Right. But oil and gas prices are coupled, usually oil drives the gas production. Regardless, Google tells me the standalone breakeven price of natural gas is about $3.47.

So again, I’m very skeptical producers will be motivated to increase supply with prices at or below the breakeven point.

https://www.kansascityfed.org/surveys/energy-survey/tenth-district-energy-activity-continued-to-decline/

2 Likes

Loosely, to be sure. For example, earlier this year the price for NG was as low as $2, about 40% below today’s price. We know that oil didn’t sell at $40 last year. Instead in 2024 it averaged $76, about 20% higher than now.

Having said that, I have no idea what the price of oil or natural gas will be in 2028.

DB2

US shipyards can barely keep the Navy equipped. Can a US shipyard even build a supertanker? Off the top of my head, Newport News builds the biggest in the country. They have one large construction drydock, which is usually occupied by a carrier for the Navy. There is a yard in Wisconsin that builds Lakers, but the larger Lakers are too big to get through the St Lawrence Seaway, so are stuck in the lakes.
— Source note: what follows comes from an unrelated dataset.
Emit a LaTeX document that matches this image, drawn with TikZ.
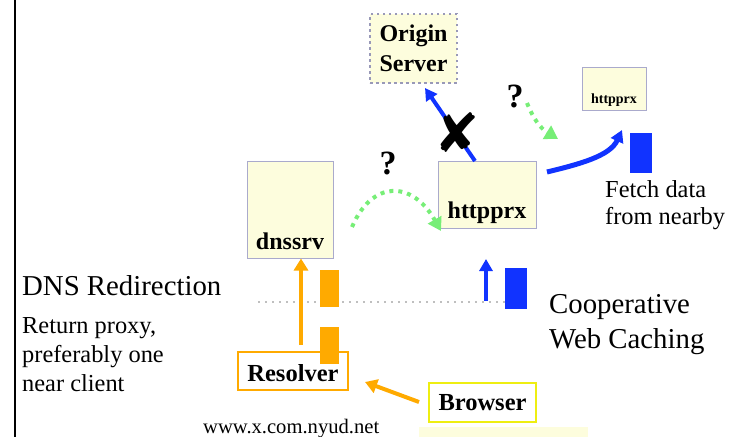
\documentclass[tikz,border=0pt]{standalone}
\usepackage{fontspec}
\setmainfont{Liberation Serif}
\newfontfamily\symfont{DejaVu Sans}
\usetikzlibrary{arrows.meta,calc,positioning}
\definecolor{boxfill}{HTML}{FDFDDD}
\definecolor{boxline}{HTML}{AAAACC}
\definecolor{orng}{HTML}{FFAA00}
\definecolor{blu}{HTML}{1133FF}
\definecolor{grn}{HTML}{77EE77}
\definecolor{ylw}{HTML}{EEEE11}

\tikzset{
  srvbox/.style={draw=boxline, line width=1pt, fill=boxfill, inner sep=0pt,
    font=\fontsize{24}{30}\selectfont\bfseries},
  hostbox/.style={fill=white, line width=2pt, inner sep=0pt,
    font=\fontsize{24.5}{30}\selectfont\bfseries},
  orngarrow/.style={draw=orng, line width=4pt, -{Triangle[length=12pt,width=14pt]}},
  bluarrow/.style={draw=blu, line width=4pt, -{Triangle[length=12pt,width=13pt]}},
  maybearrow/.style={draw=grn, line width=4pt, dash pattern=on 4pt off 5pt,
    -{Triangle[length=13pt,width=15pt]}},
  qmark/.style={font=\fontsize{34}{34}\selectfont\bfseries, inner sep=0pt},
  plain/.style={inner sep=0pt, align=left}
}

\begin{document}
\begin{tikzpicture}[x=1pt,y=-1pt]
  \useasboundingbox (0,0) rectangle (740,437);
  \draw[line width=2pt] (15,0) -- (15,437);
  \fill[boxfill] (419,427) rectangle (588,437);

  % caches and servers
  \node[srvbox, draw=boxline!90!black, line width=2pt, dash pattern=on 2.5pt off 3.5pt,
    align=center, minimum width=87pt, minimum height=69pt] (origin) at (413.5,48.5) {Origin\\Server};
  \node[srvbox, minimum width=86pt, minimum height=97pt,
    text height=88pt, text depth=9pt] (dnssrv) at (290,209.5) {dnssrv};
  \node[srvbox, minimum width=98pt, minimum height=67pt,
    text height=57pt, text depth=10pt] (proxy) at (487,194.5) {httpprx};
  \node[srvbox, font=\fontsize{14}{16}\selectfont\bfseries, minimum width=64pt, minimum height=43pt,
    text height=36pt, text depth=7pt] (peer) at (614,88.5) {httpprx};
  \node[hostbox, draw=orng, minimum width=110pt, minimum height=38pt,
    text height=29pt, text depth=9pt] (resolver) at (293,371) {Resolver};
  \node[hostbox, draw=ylw, minimum width=107pt, minimum height=39pt] (browser) at (482.5,402.5) {Browser};

  % split line and bars
  \draw[black!25, line width=2pt, dash pattern=on 2pt off 5pt] (258,302) -- (530,302);
  \fill[orng] (320,270) rectangle (339,307);
  \fill[orng] (320,327) rectangle (339,364);
  \fill[blu] (505,268) rectangle (527,309);
  \fill[blu] (630,133) rectangle (652,173);

  % arrows
  \coordinate (rs) at (301,345);
  \coordinate (bs) at (419,402);
  \coordinate (be) at (365,382);
  \draw[orngarrow] (rs) -- (rs |- dnssrv.south);
  \draw[orngarrow] (bs) -- (be);
  \coordinate (us) at (486,301);
  \coordinate (ue) at (486,259);
  \draw[bluarrow] (us) -- (ue);
  \coordinate (os) at (475,161);
  \coordinate (oe) at (425,88);
  \draw[bluarrow] (os) -- (oe);
  \node[font=\symfont\fontsize{54}{54}\selectfont, inner sep=0pt] (nope) at (457,133) {✘};
  \coordinate (fs) at (547,172);
  \coordinate (fe) at (622,130);
  \draw[bluarrow, line width=5pt] (fs) .. controls (580,164) and (610,156) .. (fe);

  % guesses
  \coordinate (ga) at (352,227);
  \coordinate (gb) at (441,231);
  \draw[maybearrow] (ga) .. controls (372,180) and (412,180) .. (gb);
  \node[qmark] (q1) at (388,163) {?};
  \coordinate (gc) at (527,103);
  \coordinate (gd) at (558,139);
  \draw[maybearrow] (gc) .. controls (533,118) and (540,128) .. (gd);
  \node[qmark] (q2) at (515,96) {?};

  % texts
  \node[anchor=base west, inner sep=0pt, font=\fontsize{28.8}{34}\selectfont] (dnstitle) at (22,295) {DNS Redirection};
  \node[plain, anchor=north west, font=\fontsize{24.4}{29}\selectfont] (dnsnote) at (22,317) {Return proxy,\\preferably one\\near client};
  \node[plain, anchor=north west, font=\fontsize{24.4}{27}\selectfont] (fetch) at (605,180) {Fetch data\\from nearby};
  \node[plain, anchor=north west, font=\fontsize{28.8}{35}\selectfont] (coop) at (549,294) {Cooperative\\Web Caching};
  \node[anchor=base west, inner sep=0pt, font=\fontsize{20.6}{24}\selectfont] (url) at (203,433) {www.x.com.nyud.net};
\end{tikzpicture}
\end{document}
Thinking that the US can build a significant number of large, commercial, ships, in TIG’s lifetime, is probably a pipe dream.

Steve

5 Likes

“Thinking that the US can build a significant number of large, commercial, ships, in TIG’s lifetime, is probably a pipe dream.”

Ah, but it’s the rhetoric that counts. Just the fact that TIG claims that we can and will do it is enough. Just like he’s promising the folks in WV coal Country that he is bringing back Big, Beautiful Coal. Sure, maybe coal production will increase, but it’ll be automated. And the tariffs TIG is imposing go completely against coal production increasing, as I believe China is the largest customer for that product.

Facts don’t matter when pitchin a story to low info potential voters, but they do matter when as you say, the St Lawrence Seaway isn’t big enough to get those Great Lakes built ships out into the ocean, and the coastal shipbuilding capacity to build them is far short. But it makes perfect sense to burn all of our trade alliances right this second, so we can take a decade or so to ramp up to speed and get the stuff built in house. #sarcasm
This is exactly how TIG has done business all his life, brash, reckless, and arrogant. Let’s see if he can lead the Country to BK, and stiff all creditors, because that is how he operates in real life, not in his mythical rhetoric.

4 Likes

Don’t forget the Jones Act. It requires shipping between US ports hire American crews and use American flagged ships. Must the ships be made in USA?

Already people gripe about the higher cost–shipping heating oil to New England or anything to Puerto Rico.

It does maintain our merchant marine giving us experienced manpower to expand in the event of an emergency.

Yes. Some years ago, a company wanted to operate a cruise ship among the Hawaiian Islands. Going from port to port in Hawaii means Jones Act compliance. The ship was indeed built in the US. But then it was towed to Germany for fitting out. How sloppy and slack can US shipyards be that makes it cost effective to tow a ship to Germany for completion?

The ship was built by Ingalls in Pascagoula, Mississippi. Like Newport News, Ingalls leeches off the USN, because DoD tolerates sloth that is unacceptable in the commercial sector.

Steve

2 Likes

People gripe about the cost of everything, but then they buy the biggest, most garish cars and houses they can possibly make the payments on. People are funny, aren’t they?